▶ _GIVEN REQUEST_: From the listing below, extract each entry exactly as written, minus the images.

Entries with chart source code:
- - - - - - -

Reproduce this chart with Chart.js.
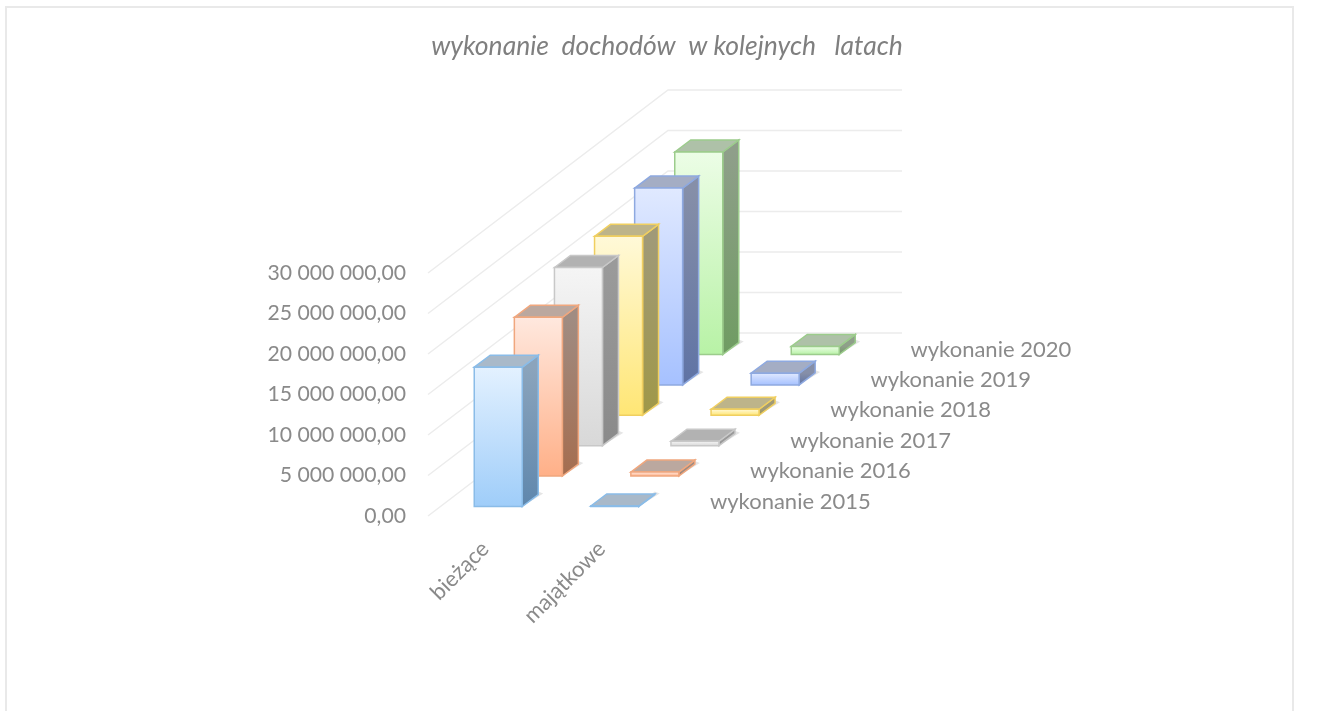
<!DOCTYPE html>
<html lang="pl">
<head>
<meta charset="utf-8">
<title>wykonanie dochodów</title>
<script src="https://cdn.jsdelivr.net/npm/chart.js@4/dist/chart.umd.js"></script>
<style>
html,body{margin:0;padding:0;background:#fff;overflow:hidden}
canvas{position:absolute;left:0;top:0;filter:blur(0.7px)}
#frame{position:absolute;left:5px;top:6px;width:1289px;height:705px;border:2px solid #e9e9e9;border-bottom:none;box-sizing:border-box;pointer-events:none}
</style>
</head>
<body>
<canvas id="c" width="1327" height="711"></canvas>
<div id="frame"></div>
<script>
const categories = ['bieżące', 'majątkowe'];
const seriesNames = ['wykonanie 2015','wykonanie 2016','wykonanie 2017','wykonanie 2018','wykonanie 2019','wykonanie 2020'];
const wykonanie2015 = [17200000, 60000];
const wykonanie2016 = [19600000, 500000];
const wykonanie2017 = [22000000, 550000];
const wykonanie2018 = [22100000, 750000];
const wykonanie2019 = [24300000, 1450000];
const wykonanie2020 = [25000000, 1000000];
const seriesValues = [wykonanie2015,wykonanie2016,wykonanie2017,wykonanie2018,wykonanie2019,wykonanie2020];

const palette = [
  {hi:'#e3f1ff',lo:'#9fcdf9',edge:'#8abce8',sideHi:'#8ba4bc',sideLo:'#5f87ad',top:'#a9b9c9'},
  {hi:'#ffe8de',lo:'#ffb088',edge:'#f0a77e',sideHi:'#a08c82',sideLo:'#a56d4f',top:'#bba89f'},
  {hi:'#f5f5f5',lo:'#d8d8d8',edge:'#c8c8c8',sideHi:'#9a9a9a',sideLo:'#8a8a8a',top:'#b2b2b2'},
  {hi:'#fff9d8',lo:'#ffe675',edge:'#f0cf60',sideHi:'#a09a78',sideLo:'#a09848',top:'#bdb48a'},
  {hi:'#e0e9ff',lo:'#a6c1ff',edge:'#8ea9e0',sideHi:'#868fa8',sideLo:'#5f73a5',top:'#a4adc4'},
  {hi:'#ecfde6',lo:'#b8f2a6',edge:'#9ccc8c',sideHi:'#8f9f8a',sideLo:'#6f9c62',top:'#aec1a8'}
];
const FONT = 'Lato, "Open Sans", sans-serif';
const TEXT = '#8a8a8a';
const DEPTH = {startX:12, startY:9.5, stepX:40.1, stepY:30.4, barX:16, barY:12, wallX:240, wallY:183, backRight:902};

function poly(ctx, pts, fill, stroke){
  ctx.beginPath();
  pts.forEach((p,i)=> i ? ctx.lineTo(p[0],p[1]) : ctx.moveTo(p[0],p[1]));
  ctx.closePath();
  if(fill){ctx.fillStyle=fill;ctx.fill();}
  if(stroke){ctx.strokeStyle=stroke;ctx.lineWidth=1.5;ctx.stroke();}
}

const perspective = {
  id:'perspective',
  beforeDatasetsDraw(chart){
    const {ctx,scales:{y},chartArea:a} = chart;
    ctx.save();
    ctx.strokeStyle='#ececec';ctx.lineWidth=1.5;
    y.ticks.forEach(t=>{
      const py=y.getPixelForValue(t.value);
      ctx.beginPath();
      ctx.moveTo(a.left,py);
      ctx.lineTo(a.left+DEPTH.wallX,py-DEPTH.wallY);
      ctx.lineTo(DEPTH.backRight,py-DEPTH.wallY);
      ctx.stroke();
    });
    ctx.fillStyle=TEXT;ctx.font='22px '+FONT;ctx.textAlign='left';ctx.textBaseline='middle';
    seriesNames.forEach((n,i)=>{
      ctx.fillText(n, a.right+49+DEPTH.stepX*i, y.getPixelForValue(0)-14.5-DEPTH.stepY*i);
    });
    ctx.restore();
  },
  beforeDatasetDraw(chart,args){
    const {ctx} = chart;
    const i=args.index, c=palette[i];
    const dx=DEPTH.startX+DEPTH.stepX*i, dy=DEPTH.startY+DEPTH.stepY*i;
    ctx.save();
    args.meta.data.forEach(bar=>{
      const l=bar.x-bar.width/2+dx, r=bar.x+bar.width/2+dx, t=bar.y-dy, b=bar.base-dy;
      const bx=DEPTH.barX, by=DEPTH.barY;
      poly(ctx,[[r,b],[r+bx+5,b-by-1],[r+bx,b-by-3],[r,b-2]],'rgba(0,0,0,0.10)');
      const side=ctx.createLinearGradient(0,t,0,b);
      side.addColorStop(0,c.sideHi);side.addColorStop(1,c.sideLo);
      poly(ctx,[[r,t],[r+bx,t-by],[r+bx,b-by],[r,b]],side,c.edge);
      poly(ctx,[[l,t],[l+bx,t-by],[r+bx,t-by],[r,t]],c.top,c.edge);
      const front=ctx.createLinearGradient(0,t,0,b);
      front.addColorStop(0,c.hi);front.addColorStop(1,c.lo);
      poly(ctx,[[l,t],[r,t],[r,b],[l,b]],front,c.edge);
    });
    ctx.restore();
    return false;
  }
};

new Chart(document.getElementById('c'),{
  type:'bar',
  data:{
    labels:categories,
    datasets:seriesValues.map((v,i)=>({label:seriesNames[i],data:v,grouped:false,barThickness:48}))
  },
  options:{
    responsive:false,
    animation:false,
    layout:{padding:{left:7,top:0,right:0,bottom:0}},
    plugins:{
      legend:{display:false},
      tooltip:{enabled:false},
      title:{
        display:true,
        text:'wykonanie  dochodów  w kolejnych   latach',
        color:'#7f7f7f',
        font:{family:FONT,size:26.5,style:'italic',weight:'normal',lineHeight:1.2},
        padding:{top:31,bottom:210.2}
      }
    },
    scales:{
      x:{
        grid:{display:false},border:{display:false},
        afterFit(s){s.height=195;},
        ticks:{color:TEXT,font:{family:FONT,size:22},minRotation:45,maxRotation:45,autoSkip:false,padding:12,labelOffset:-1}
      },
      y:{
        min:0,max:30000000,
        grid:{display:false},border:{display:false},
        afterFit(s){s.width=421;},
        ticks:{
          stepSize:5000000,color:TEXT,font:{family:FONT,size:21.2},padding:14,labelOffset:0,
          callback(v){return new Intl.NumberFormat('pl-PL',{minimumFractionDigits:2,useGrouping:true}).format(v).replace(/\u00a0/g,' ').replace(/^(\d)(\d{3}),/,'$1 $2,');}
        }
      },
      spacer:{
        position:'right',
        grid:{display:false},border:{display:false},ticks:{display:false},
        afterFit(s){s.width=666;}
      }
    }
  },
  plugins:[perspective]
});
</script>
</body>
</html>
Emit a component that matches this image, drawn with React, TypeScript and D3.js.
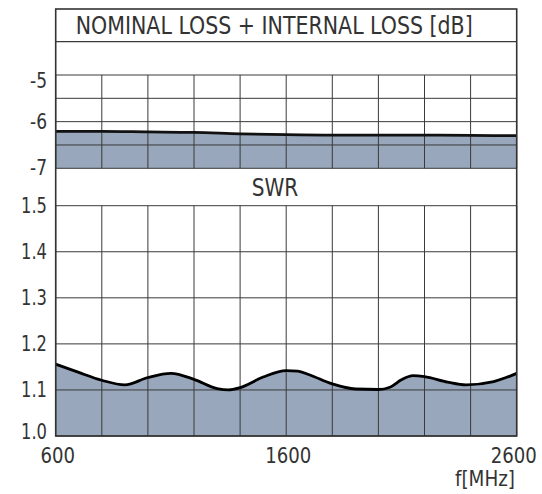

- - - - - - -

▶ _CORRECT RESULT_:
Reproduce this chart with Chart.js.
<!DOCTYPE html>
<html lang="pl">
<head>
<meta charset="utf-8">
<title>wykonanie dochodów</title>
<script src="https://cdn.jsdelivr.net/npm/chart.js@4/dist/chart.umd.js"></script>
<style>
html,body{margin:0;padding:0;background:#fff;overflow:hidden}
canvas{position:absolute;left:0;top:0;filter:blur(0.7px)}
#frame{position:absolute;left:5px;top:6px;width:1289px;height:705px;border:2px solid #e9e9e9;border-bottom:none;box-sizing:border-box;pointer-events:none}
</style>
</head>
<body>
<canvas id="c" width="1327" height="711"></canvas>
<div id="frame"></div>
<script>
const categories = ['bieżące', 'majątkowe'];
const seriesNames = ['wykonanie 2015','wykonanie 2016','wykonanie 2017','wykonanie 2018','wykonanie 2019','wykonanie 2020'];
const wykonanie2015 = [17200000, 60000];
const wykonanie2016 = [19600000, 500000];
const wykonanie2017 = [22000000, 550000];
const wykonanie2018 = [22100000, 750000];
const wykonanie2019 = [24300000, 1450000];
const wykonanie2020 = [25000000, 1000000];
const seriesValues = [wykonanie2015,wykonanie2016,wykonanie2017,wykonanie2018,wykonanie2019,wykonanie2020];

const palette = [
  {hi:'#e3f1ff',lo:'#9fcdf9',edge:'#8abce8',sideHi:'#8ba4bc',sideLo:'#5f87ad',top:'#a9b9c9'},
  {hi:'#ffe8de',lo:'#ffb088',edge:'#f0a77e',sideHi:'#a08c82',sideLo:'#a56d4f',top:'#bba89f'},
  {hi:'#f5f5f5',lo:'#d8d8d8',edge:'#c8c8c8',sideHi:'#9a9a9a',sideLo:'#8a8a8a',top:'#b2b2b2'},
  {hi:'#fff9d8',lo:'#ffe675',edge:'#f0cf60',sideHi:'#a09a78',sideLo:'#a09848',top:'#bdb48a'},
  {hi:'#e0e9ff',lo:'#a6c1ff',edge:'#8ea9e0',sideHi:'#868fa8',sideLo:'#5f73a5',top:'#a4adc4'},
  {hi:'#ecfde6',lo:'#b8f2a6',edge:'#9ccc8c',sideHi:'#8f9f8a',sideLo:'#6f9c62',top:'#aec1a8'}
];
const FONT = 'Lato, "Open Sans", sans-serif';
const TEXT = '#8a8a8a';
const DEPTH = {startX:12, startY:9.5, stepX:40.1, stepY:30.4, barX:16, barY:12, wallX:240, wallY:183, backRight:902};

function poly(ctx, pts, fill, stroke){
  ctx.beginPath();
  pts.forEach((p,i)=> i ? ctx.lineTo(p[0],p[1]) : ctx.moveTo(p[0],p[1]));
  ctx.closePath();
  if(fill){ctx.fillStyle=fill;ctx.fill();}
  if(stroke){ctx.strokeStyle=stroke;ctx.lineWidth=1.5;ctx.stroke();}
}

const perspective = {
  id:'perspective',
  beforeDatasetsDraw(chart){
    const {ctx,scales:{y},chartArea:a} = chart;
    ctx.save();
    ctx.strokeStyle='#ececec';ctx.lineWidth=1.5;
    y.ticks.forEach(t=>{
      const py=y.getPixelForValue(t.value);
      ctx.beginPath();
      ctx.moveTo(a.left,py);
      ctx.lineTo(a.left+DEPTH.wallX,py-DEPTH.wallY);
      ctx.lineTo(DEPTH.backRight,py-DEPTH.wallY);
      ctx.stroke();
    });
    ctx.fillStyle=TEXT;ctx.font='22px '+FONT;ctx.textAlign='left';ctx.textBaseline='middle';
    seriesNames.forEach((n,i)=>{
      ctx.fillText(n, a.right+49+DEPTH.stepX*i, y.getPixelForValue(0)-14.5-DEPTH.stepY*i);
    });
    ctx.restore();
  },
  beforeDatasetDraw(chart,args){
    const {ctx} = chart;
    const i=args.index, c=palette[i];
    const dx=DEPTH.startX+DEPTH.stepX*i, dy=DEPTH.startY+DEPTH.stepY*i;
    ctx.save();
    args.meta.data.forEach(bar=>{
      const l=bar.x-bar.width/2+dx, r=bar.x+bar.width/2+dx, t=bar.y-dy, b=bar.base-dy;
      const bx=DEPTH.barX, by=DEPTH.barY;
      poly(ctx,[[r,b],[r+bx+5,b-by-1],[r+bx,b-by-3],[r,b-2]],'rgba(0,0,0,0.10)');
      const side=ctx.createLinearGradient(0,t,0,b);
      side.addColorStop(0,c.sideHi);side.addColorStop(1,c.sideLo);
      poly(ctx,[[r,t],[r+bx,t-by],[r+bx,b-by],[r,b]],side,c.edge);
      poly(ctx,[[l,t],[l+bx,t-by],[r+bx,t-by],[r,t]],c.top,c.edge);
      const front=ctx.createLinearGradient(0,t,0,b);
      front.addColorStop(0,c.hi);front.addColorStop(1,c.lo);
      poly(ctx,[[l,t],[r,t],[r,b],[l,b]],front,c.edge);
    });
    ctx.restore();
    return false;
  }
};

new Chart(document.getElementById('c'),{
  type:'bar',
  data:{
    labels:categories,
    datasets:seriesValues.map((v,i)=>({label:seriesNames[i],data:v,grouped:false,barThickness:48}))
  },
  options:{
    responsive:false,
    animation:false,
    layout:{padding:{left:7,top:0,right:0,bottom:0}},
    plugins:{
      legend:{display:false},
      tooltip:{enabled:false},
      title:{
        display:true,
        text:'wykonanie  dochodów  w kolejnych   latach',
        color:'#7f7f7f',
        font:{family:FONT,size:26.5,style:'italic',weight:'normal',lineHeight:1.2},
        padding:{top:31,bottom:210.2}
      }
    },
    scales:{
      x:{
        grid:{display:false},border:{display:false},
        afterFit(s){s.height=195;},
        ticks:{color:TEXT,font:{family:FONT,size:22},minRotation:45,maxRotation:45,autoSkip:false,padding:12,labelOffset:-1}
      },
      y:{
        min:0,max:30000000,
        grid:{display:false},border:{display:false},
        afterFit(s){s.width=421;},
        ticks:{
          stepSize:5000000,color:TEXT,font:{family:FONT,size:21.2},padding:14,labelOffset:0,
          callback(v){return new Intl.NumberFormat('pl-PL',{minimumFractionDigits:2,useGrouping:true}).format(v).replace(/\u00a0/g,' ').replace(/^(\d)(\d{3}),/,'$1 $2,');}
        }
      },
      spacer:{
        position:'right',
        grid:{display:false},border:{display:false},ticks:{display:false},
        afterFit(s){s.width=666;}
      }
    }
  },
  plugins:[perspective]
});
</script>
</body>
</html>
Emit a component that matches this image, drawn with React, TypeScript and D3.js.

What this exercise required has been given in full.